I have never read an essay to satisfactorily describe how a prose poem works, especially in comparison to typical poems or short prose. And I like prose poems and “sudden” fiction pieces. I’ve just never read anything that really seems to be able to explicate what they’re doing and why they should be prose poems and not line-break poems or shock fictions. This essay from my essay stack is no exception.
It's a mystery piece in my pile called “The Prose Poem: The Example of A Potato” by Karl Johnson. I can’t find any information on this essay or this writer online. There’s a former New York Daily News editor online with that name, but I can’t verify a match. I’m wondering if this might have been a student at either University of Missouri-St. Louis or Sarah Lawrence College and the essay found it's way into my essay class stash. I’m really not sure.

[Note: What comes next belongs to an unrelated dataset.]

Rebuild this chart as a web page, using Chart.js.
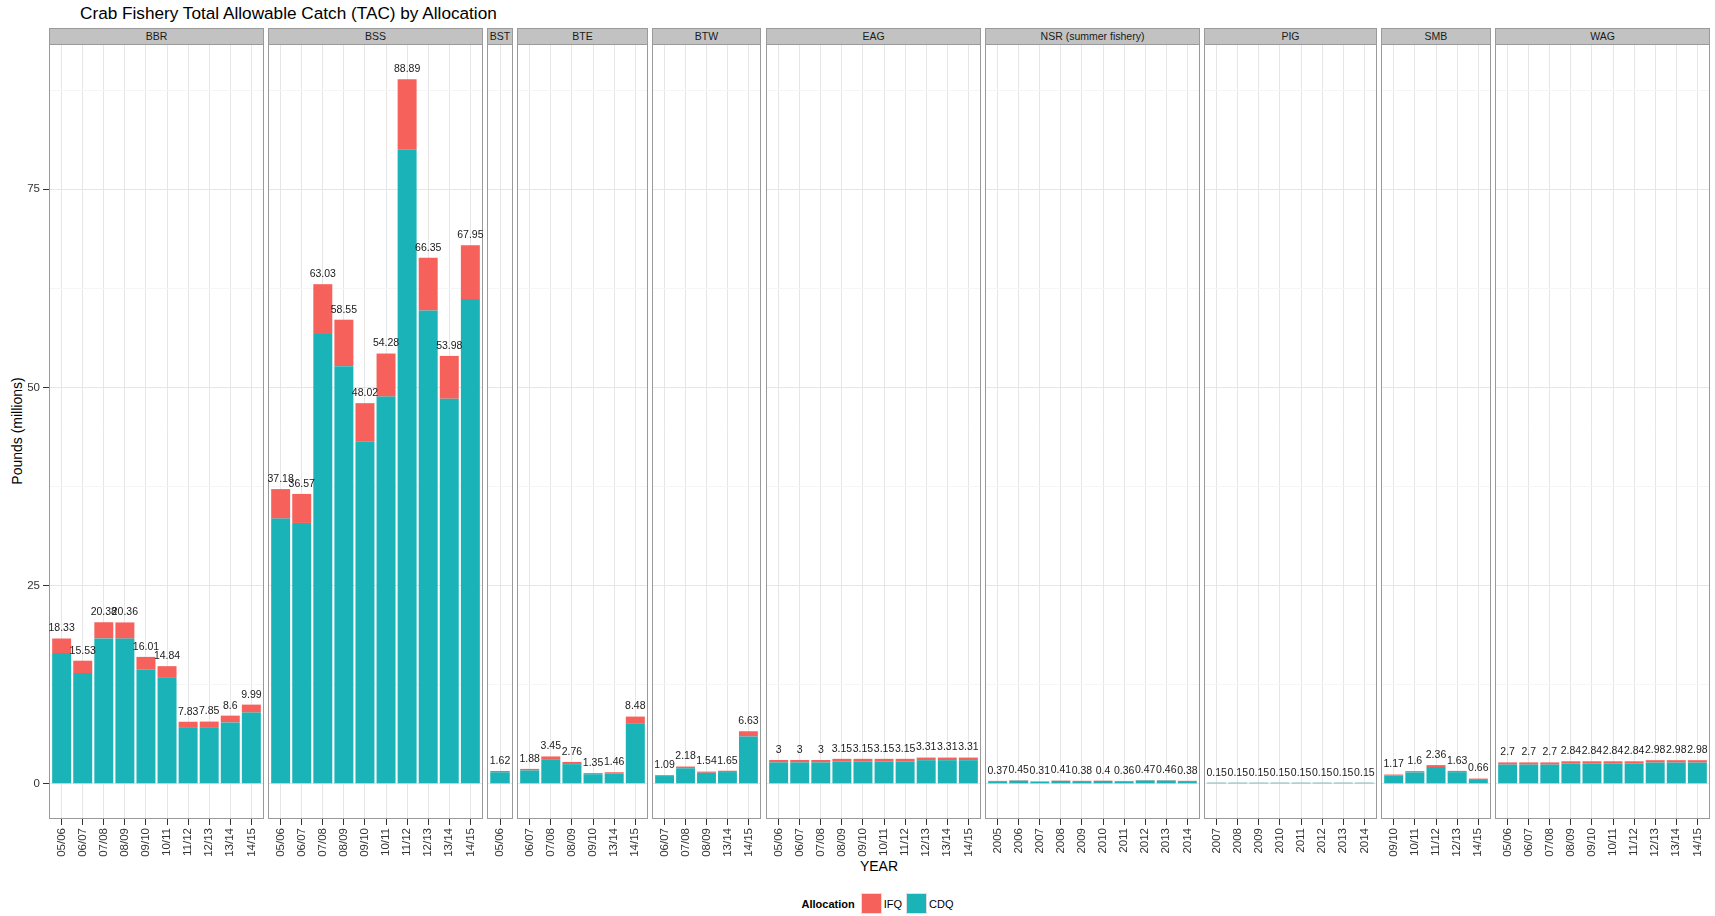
<!DOCTYPE html>
<html>
<head>
<meta charset="utf-8">
<script src="https://cdn.jsdelivr.net/npm/chart.js@4.4.1/dist/chart.umd.min.js"></script>
<style>
  body { margin: 0; width: 1715px; height: 916px; background: #fff; position: relative; overflow: hidden;
         font-family: "Liberation Sans", Arial, sans-serif; }
  #title { position: absolute; left: 80px; top: 3px; font-size: 17.2px; line-height: 20px; color: #000; white-space: nowrap; }
  .strip { position: absolute; top: 28px; height: 17px; background: #c2c2c2; border: 1px solid #9a9a9a; box-sizing: border-box;
           font-size: 10.5px; line-height: 15px; color: #1a1a1a; text-align: center; white-space: nowrap; overflow: hidden; }
  canvas { position: absolute; }
  #ytitle { position: absolute; left: -83px; top: 422px; width: 200px; text-align: center; font-size: 14px; line-height: 18px;
            transform: rotate(-90deg); white-space: nowrap; }
  #xtitle { position: absolute; left: 779px; top: 858px; width: 200px; text-align: center; font-size: 14px; line-height: 17px; }
  #legend { position: absolute; left: 0; width: 1759px; top: 893px; height: 21px; display: flex; justify-content: center;
            align-items: center; font-size: 11px; }
  #legend b { margin-right: 6px; }
  #legend .key { width: 21px; height: 21px; box-sizing: border-box; border: 1px solid #e0e0e0; margin-right: 2px; }
  #legend .lab { margin-right: 4px; }
</style>
</head>
<body>
<div id="title">Crab Fishery Total Allowable Catch (TAC) by Allocation</div>
<div id="ytitle">Pounds (millions)</div>
<div id="xtitle">YEAR</div>
<div id="legend">
  <b>Allocation</b>
  <span class="key" id="keyIfq"></span><span class="lab">IFQ</span>
  <span class="key" id="keyCdq"></span><span class="lab">CDQ</span>
</div>
<script>
// values, millions of pounds
const bbrYears = ['05/06', '06/07', '07/08', '08/09', '09/10', '10/11', '11/12', '12/13', '13/14', '14/15'];
const bbrCdq = [16.50, 13.98, 18.34, 18.32, 14.41, 13.36, 7.05, 7.06, 7.74, 8.99];
const bbrIfq = [1.83, 1.55, 2.04, 2.04, 1.60, 1.48, 0.78, 0.79, 0.86, 1.00];

const bssYears = ['05/06', '06/07', '07/08', '08/09', '09/10', '10/11', '11/12', '12/13', '13/14', '14/15'];
const bssCdq = [33.46, 32.91, 56.73, 52.69, 43.22, 48.85, 80.00, 59.71, 48.58, 61.15];
const bssIfq = [3.72, 3.66, 6.30, 5.86, 4.80, 5.43, 8.89, 6.64, 5.40, 6.80];

const bstYears = ['05/06'];
const bstCdq = [1.46];
const bstIfq = [0.16];

const bteYears = ['06/07', '07/08', '08/09', '09/10', '13/14', '14/15'];
const bteCdq = [1.69, 3.10, 2.48, 1.21, 1.31, 7.63];
const bteIfq = [0.19, 0.35, 0.28, 0.14, 0.15, 0.85];

const btwYears = ['06/07', '07/08', '08/09', '13/14', '14/15'];
const btwCdq = [0.98, 1.96, 1.39, 1.48, 5.97];
const btwIfq = [0.11, 0.22, 0.15, 0.17, 0.66];

const eagYears = ['05/06', '06/07', '07/08', '08/09', '09/10', '10/11', '11/12', '12/13', '13/14', '14/15'];
const eagCdq = [2.70, 2.70, 2.70, 2.83, 2.83, 2.83, 2.83, 2.98, 2.98, 2.98];
const eagIfq = [0.30, 0.30, 0.30, 0.32, 0.32, 0.32, 0.32, 0.33, 0.33, 0.33];

const nsrYears = ['2005', '2006', '2007', '2008', '2009', '2010', '2011', '2012', '2013', '2014'];
const nsrCdq = [0.33, 0.40, 0.28, 0.37, 0.34, 0.36, 0.32, 0.42, 0.41, 0.34];
const nsrIfq = [0.04, 0.05, 0.03, 0.04, 0.04, 0.04, 0.04, 0.05, 0.05, 0.04];

const pigYears = ['2007', '2008', '2009', '2010', '2011', '2012', '2013', '2014'];
const pigCdq = [0.135, 0.135, 0.135, 0.135, 0.135, 0.135, 0.135, 0.135];
const pigIfq = [0.015, 0.015, 0.015, 0.015, 0.015, 0.015, 0.015, 0.015];

const smbYears = ['09/10', '10/11', '11/12', '12/13', '14/15'];
const smbCdq = [1.05, 1.44, 2.12, 1.47, 0.59];
const smbIfq = [0.12, 0.16, 0.24, 0.16, 0.07];

const wagYears = ['05/06', '06/07', '07/08', '08/09', '09/10', '10/11', '11/12', '12/13', '13/14', '14/15'];
const wagCdq = [2.43, 2.43, 2.43, 2.56, 2.56, 2.56, 2.56, 2.68, 2.68, 2.68];
const wagIfq = [0.27, 0.27, 0.27, 0.28, 0.28, 0.28, 0.28, 0.30, 0.30, 0.30];

const yGridValues = [0, 12.5, 25, 37.5, 50, 62.5, 75, 87.5];
const yTickLabels = [0, 25, 50, 75];

const panels = [
  { name: 'BBR', years: bbrYears, cdq: bbrCdq, ifq: bbrIfq },
  { name: 'BSS', years: bssYears, cdq: bssCdq, ifq: bssIfq },
  { name: 'BST', years: bstYears, cdq: bstCdq, ifq: bstIfq },
  { name: 'BTE', years: bteYears, cdq: bteCdq, ifq: bteIfq },
  { name: 'BTW', years: btwYears, cdq: btwCdq, ifq: btwIfq },
  { name: 'EAG', years: eagYears, cdq: eagCdq, ifq: eagIfq },
  { name: 'NSR (summer fishery)', years: nsrYears, cdq: nsrCdq, ifq: nsrIfq },
  { name: 'PIG', years: pigYears, cdq: pigCdq, ifq: pigIfq },
  { name: 'SMB', years: smbYears, cdq: smbCdq, ifq: smbIfq },
  { name: 'WAG', years: wagYears, cdq: wagCdq, ifq: wagIfq }
];

const cdqColour = '#1ab3b8';
const ifqColour = '#f6615c';
const gridMajor = '#e6e6e6';
const gridMinor = '#f5f5f5';
const fontFamily = '"Liberation Sans", Arial, sans-serif';

document.getElementById('keyIfq').style.background = ifqColour;
document.getElementById('keyCdq').style.background = cdqColour;

// ggplot style panel outline
const panelBorder = {
  id: 'panelBorder',
  afterDatasetsDraw(chart) {
    const a = chart.chartArea;
    const ctx = chart.ctx;
    ctx.save();
    ctx.strokeStyle = '#9a9a9a';
    ctx.lineWidth = 1;
    ctx.strokeRect(Math.round(a.left) + 0.5, Math.round(a.top) + 0.5,
                   Math.round(a.right - a.left) - 1, Math.round(a.bottom - a.top) - 1);
    ctx.restore();
  }
};

// total above each stack
const totalLabels = {
  id: 'totalLabels',
  afterDatasetsDraw(chart) {
    const ctx = chart.ctx;
    const cdq = chart.data.datasets[0].data;
    const ifq = chart.data.datasets[1].data;
    const topBars = chart.getDatasetMeta(1).data;
    ctx.save();
    ctx.font = '10.5px ' + fontFamily;
    ctx.fillStyle = '#1a1a1a';
    ctx.textAlign = 'center';
    ctx.textBaseline = 'middle';
    topBars.forEach((bar, i) => {
      let total = Math.round((cdq[i].y + ifq[i].y) * 100) / 100;
      ctx.fillText(String(total), bar.x, bar.y - 10);
    });
    ctx.restore();
  }
};

const plotLeft = 49, plotRight = 1710, panelGap = 4.5;
const canvasTop = 34, canvasHeight = 840, padTop = 10, padX = 10;
const weights = panels.map(p => p.years.length + 0.2);
const unit = (plotRight - plotLeft - panelGap * (panels.length - 1)) / weights.reduce((a, b) => a + b, 0);

let xPos = plotLeft;
panels.forEach((p, i) => {
  const left = Math.round(xPos);
  const right = Math.round(xPos + weights[i] * unit);
  xPos += weights[i] * unit + panelGap;
  const first = i === 0;

  let strip = document.createElement('div');
  strip.className = 'strip';
  strip.style.left = left + 'px';
  strip.style.width = (right - left) + 'px';
  strip.textContent = p.name;
  document.body.appendChild(strip);

  let canvas = document.createElement('canvas');
  const cLeft = first ? 0 : left - padX;
  canvas.width = right - cLeft + padX;
  canvas.height = canvasHeight;
  canvas.style.left = cLeft + 'px';
  canvas.style.top = canvasTop + 'px';
  document.body.appendChild(canvas);

  new Chart(canvas, {
    type: 'bar',
    data: {
      datasets: [
        { label: 'CDQ', data: p.cdq.map((v, k) => ({ x: k, y: v })), backgroundColor: cdqColour },
        { label: 'IFQ', data: p.ifq.map((v, k) => ({ x: k, y: v })), backgroundColor: ifqColour }
      ]
    },
    options: {
      responsive: false,
      animation: false,
      events: [],
      layout: { padding: { left: first ? 0 : padX, right: padX, top: padTop, bottom: 0 } },
      datasets: { bar: { barPercentage: p.years.length > 1 ? 0.9 : 0.75, categoryPercentage: 1, borderWidth: 0 } },
      plugins: { legend: { display: false }, tooltip: { enabled: false } },
      scales: {
        x: {
          type: 'linear',
          stacked: true,
          offset: false,
          min: -0.6,
          max: p.years.length - 0.4,
          border: { display: false },
          grid: { offset: false, color: gridMajor, lineWidth: 1, drawTicks: true, tickLength: 6, tickColor: '#333' },
          ticks: {
            autoSkip: false, minRotation: 90, maxRotation: 90, padding: 3,
            font: { size: 11.5, family: fontFamily }, color: '#333',
            callback: v => p.years[v]
          },
          afterBuildTicks: s => { s.ticks = p.years.map((_, k) => ({ value: k })); },
          afterFit: s => { s.height = 55; }
        },
        y: {
          stacked: true,
          min: -4.44,
          max: 93.33,
          border: { display: false },
          grid: {
            color: c => yTickLabels.includes(c.tick.value) ? gridMajor : gridMinor,
            lineWidth: 1,
            drawTicks: first,
            tickLength: 6,
            tickColor: c => yTickLabels.includes(c.tick.value) ? '#333' : 'rgba(0,0,0,0)'
          },
          ticks: {
            display: first, padding: 3,
            font: { size: 11.5, family: fontFamily }, color: '#333',
            callback: v => yTickLabels.includes(v) ? String(v) : ''
          },
          afterBuildTicks: s => { s.ticks = yGridValues.map(v => ({ value: v })); },
          afterFit: s => { s.width = first ? 49 : 0; }
        }
      }
    },
    plugins: [panelBorder, totalLabels]
  });
});
</script>
</body>
</html>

The essay begins by accepting that the words prose and poem contradict each other. And the writer acknowledges the fun of line breaks: why give them up? Seeking for benefits of the prose poem over line breaks, he comes up with “subtlety" as line breaks are so prominent and work so well to illuminate their beginnings and endings. They can be heavy handed, possibly melodramatic, not subtle enough in the middles. I can buy that.
He shows as a delicious example, “A Potato” by Robert Bly.
A Potato
The potato reminds one of an alert desert stone. And it belongs to a race that writes novels of inspired defeat. The potato does not move on its own, and yet there is some motion in its shape, as if a whirlwind paused, then turned into potato flesh when a ghost spit at it. The skin mottles in spots; potato cities are scattered here and there over the planet. In some places papery flakes lift off, light as fog that lifts from early-morning lakes.
Despite all the eyes, little light gets through. Whoever goes inside will find a weighty, meaty thing, damp and cheerful at the same time, obsessive as a bear that keeps crossing the same river. When the jaw bites into the raw flesh, both tongue and teeth pause astonished, as a bicyclist leans forward when the wind falls. The teeth say, “I never could have imagined it.” The tongue says: “I thought from the cover that there would be a lot of plot….”
Johnson is right to say this prose piece is not a short of fiction. But I disagree about why. I would say the piece lacks a narrative, scene or dialogue that brings fiction to life. Johnson lists poetic elements like metaphors, similes, rhyme, assonance, consonance, metrics of iambs, and a feeling of pattern. But fiction can use these tricks-of-trade as well. So this doesn’t really separate the prose poem from the short fiction unless we can all agree on a threshold of figurative language that makes one thing a poet and another thing fiction. But that seems arbitrary and a waste of effort; because as poets experiment toward narrative, fictioneers are pushing experiments back with copious figurative devices.
Is the linebreak missed, Johnson asks? This is often a question I ask myself too. I do eventually make a decision but I’m never at all certain why. Johnson is on target to say, “Sometimes the meaning of a line out of context even contradicts the meaning of the sentence as a whole” but actually this is why poetry with line breaks can be so exciting. Why give up that double meaning that line breaks provide?
Finally, Johnson discusses the poems “broken expectations, taking a literal subject with a reader’s preconceived notions and subverting those “in the last sentence.” Which is a very cool thing, but not something the form of fiction or poems with line breaks cannot do.
But at the end, the essay really starts cooking, illustrating how old the form of prose poem might be. He traces them back to William Carlos Williams in 1918 and back to Baudelaire in 1855, both writers producing books of only prose poems. But he goes further than that to Chinese Writers using the Fu form of rhyming prose and then suggests even the Old Testament qualifies with its patterns and repetitions.